Bislang hat gabelingeber seiner heimlichen Passion als verhinderter Filmvorführer mit einem Super8-Gerät gefrönt. In den Siebzigerjahren wurde das Format nicht nur für Hobbyfilmer populär, für den Heimkinomarkt wurden Spielfilme, Kurzfassungen von Spielfilmen, Trickfilme und alte Slapstick-Streifen auf Super8 kopiert und kommerzialisiert. Dann kam Video und das Schmalfilmgeschäft war erledigt. Fast. Ein Kreis angefressener Sammler hat sich gehalten und bis vor kurzem existierten in England zwei Händler, die neue Super-Filme herstellten und vertrieben. Peter Weir’s Master and Commander war der letzte aktuelle Spielfilm, der vollumfänglich auf Super8 herausgebracht wurde – in inzwischen sagenhaft guter Bild- und Tonqualität und auf farbbeständigem und reissfestem Filmmaterial notabene. Über die Kosten reden wir lieber nicht.

gabelingebers langjähriger, treu funktionierender Super8-Projektor

Trotz allem hält sich das Filmangebot auf Super8 in engen Grenzen. Auf eBay sind zwar alte Super8-Filme aus den Siebzigerjahren noch massenhaft zu haben, doch da wurden neben echten Klassikern auch mittelmässige oder gänzlich obskure Streifen wie Trimm dich fit, nimm Dynamit verkauft.

Auch die Bildqualität der älteren Super8-Abzüge hielt sich in Grenzen: Orson Welles Touch of Evil mit schwummerigem Bild und dumpfem Ton zu sehen, macht keinen grossen Spass. Auch die vollkommen rotstichig gewordene Fassung von Ben Hur nicht. Natürlich gab es hervorragende Filmeditionen, sowohl bild- als auch tontechnisch. Doch ist der Erwerb eines Films auf Super8 zu sehr “hit or miss”, wie die Engländer zu sagen pflegen – eine Lotterie mit unsicherem Ausgang. Ich habe grandiose Super8-Ausgaben gesehen, wie etwa die Komplettfassung von Walt Disneys Pinocchio (1940), die wirklich ans “grosse Kino” heranreicht, aber daneben auch Grauenvolles wie jene Kopie von Jazz Ball, einer an sich hoch interessanten Kompilation von Jazz-Nummern, die 1956 fürs US-TV gedreht wurde, die aussieht, als wäre sie mit überbelichtetem Film direkt vom Fernseher abgefilmt worden.
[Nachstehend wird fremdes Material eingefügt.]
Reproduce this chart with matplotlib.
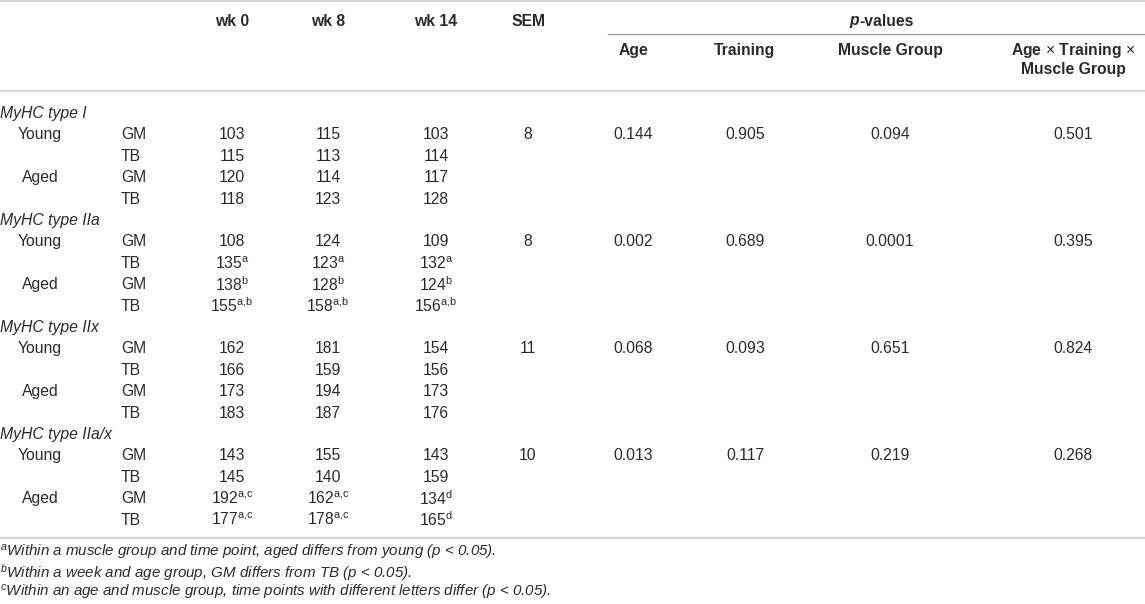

Aber eben: da gab und gibt es ja noch 16mm! In den USA existierte wohl jeder gedrehte Film bis Mitte der Achzigerjahre im 16mm-Format. Fernsehausstrahlungen von Filmen erfolgten dort lange Zeit ab 16mm-Film. Die Abzüge waren qualitativ hervorragend.

Und nun besitzt gabelingeber also auch eine solche 16mm-Ratterkiste. Und kriegt sich fast nicht mehr ein, wenn er versucht, das Spielfilmangebot zu überblicken. Sein Geldbeutel erzittert – seine Familie auch (“Werden wir in einem halben Jahr noch genügend zu Essen haben?”).